_WHAT IS EXPECTED_
Omit every picture and output the rest of the records exactly as they are.
[START OF DATASET]
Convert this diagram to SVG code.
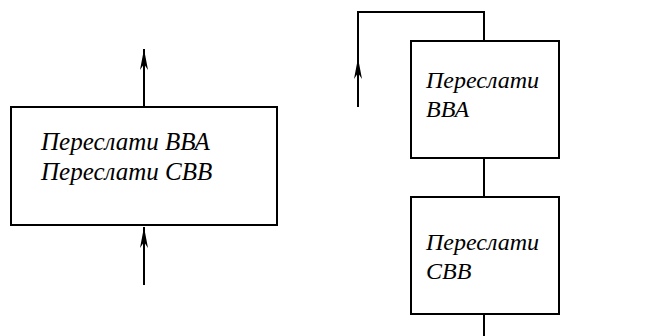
<svg xmlns="http://www.w3.org/2000/svg" width="658" height="336" viewBox="0 0 658 336">
<style>
.box{fill:#fff;stroke:#000;stroke-width:2}
.ln{fill:none;stroke:#000;stroke-width:2}
</style>
<defs>
<marker id="ah" markerUnits="userSpaceOnUse" markerWidth="24" markerHeight="12" viewBox="-22 -6 24 12" refX="0" refY="0" orient="auto">
<path d="M0,0 L-21,-4 L-15,0 L-21,4 Z" fill="#000"/>
</marker>
</defs>
<rect width="658" height="336" fill="#fff"/>
<g id="connectors">
<path class="ln" d="M144,107 L144,49" marker-end="url(#ah)"/>
<path class="ln" d="M144,285 L144,227" marker-end="url(#ah)"/>
<path class="ln" d="M358,107 L358,58" marker-end="url(#ah)"/>
<path class="ln" d="M358,58 L358,12 L484,12 L484,41"/>
<path class="ln" d="M484,158 L484,197"/>
<path class="ln" d="M484,314 L484,336"/>
</g>
<g id="node-left" font-family="Liberation Serif" font-style="italic" font-size="25">
<rect class="box" x="11" y="107" width="266" height="118"/>
<text x="41" y="150">Переслати ВВА</text>
<text x="41" y="180">Переслати СВВ</text>
</g>
<g id="node-bva" font-family="Liberation Serif" font-style="italic" font-size="24">
<rect class="box" x="411" y="41" width="148" height="117"/>
<text x="426" y="88">Переслати</text>
<text x="426" y="117">ВВА</text>
</g>
<g id="node-svv" font-family="Liberation Serif" font-style="italic" font-size="24">
<rect class="box" x="411" y="197" width="148" height="117"/>
<text x="426" y="250">Переслати</text>
<text x="426" y="279">СВВ</text>
</g>
</svg>
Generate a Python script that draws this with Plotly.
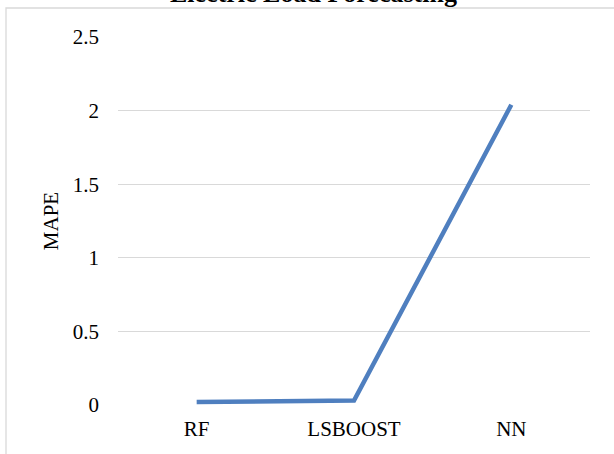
[END OF DATASET]
_SOLUTION FOR THIS TASK_
Convert this diagram to SVG code.
<svg xmlns="http://www.w3.org/2000/svg" width="658" height="336" viewBox="0 0 658 336">
<style>
.box{fill:#fff;stroke:#000;stroke-width:2}
.ln{fill:none;stroke:#000;stroke-width:2}
</style>
<defs>
<marker id="ah" markerUnits="userSpaceOnUse" markerWidth="24" markerHeight="12" viewBox="-22 -6 24 12" refX="0" refY="0" orient="auto">
<path d="M0,0 L-21,-4 L-15,0 L-21,4 Z" fill="#000"/>
</marker>
</defs>
<rect width="658" height="336" fill="#fff"/>
<g id="connectors">
<path class="ln" d="M144,107 L144,49" marker-end="url(#ah)"/>
<path class="ln" d="M144,285 L144,227" marker-end="url(#ah)"/>
<path class="ln" d="M358,107 L358,58" marker-end="url(#ah)"/>
<path class="ln" d="M358,58 L358,12 L484,12 L484,41"/>
<path class="ln" d="M484,158 L484,197"/>
<path class="ln" d="M484,314 L484,336"/>
</g>
<g id="node-left" font-family="Liberation Serif" font-style="italic" font-size="25">
<rect class="box" x="11" y="107" width="266" height="118"/>
<text x="41" y="150">Переслати ВВА</text>
<text x="41" y="180">Переслати СВВ</text>
</g>
<g id="node-bva" font-family="Liberation Serif" font-style="italic" font-size="24">
<rect class="box" x="411" y="41" width="148" height="117"/>
<text x="426" y="88">Переслати</text>
<text x="426" y="117">ВВА</text>
</g>
<g id="node-svv" font-family="Liberation Serif" font-style="italic" font-size="24">
<rect class="box" x="411" y="197" width="148" height="117"/>
<text x="426" y="250">Переслати</text>
<text x="426" y="279">СВВ</text>
</g>
</svg>
Generate a Python script that draws this with Plotly.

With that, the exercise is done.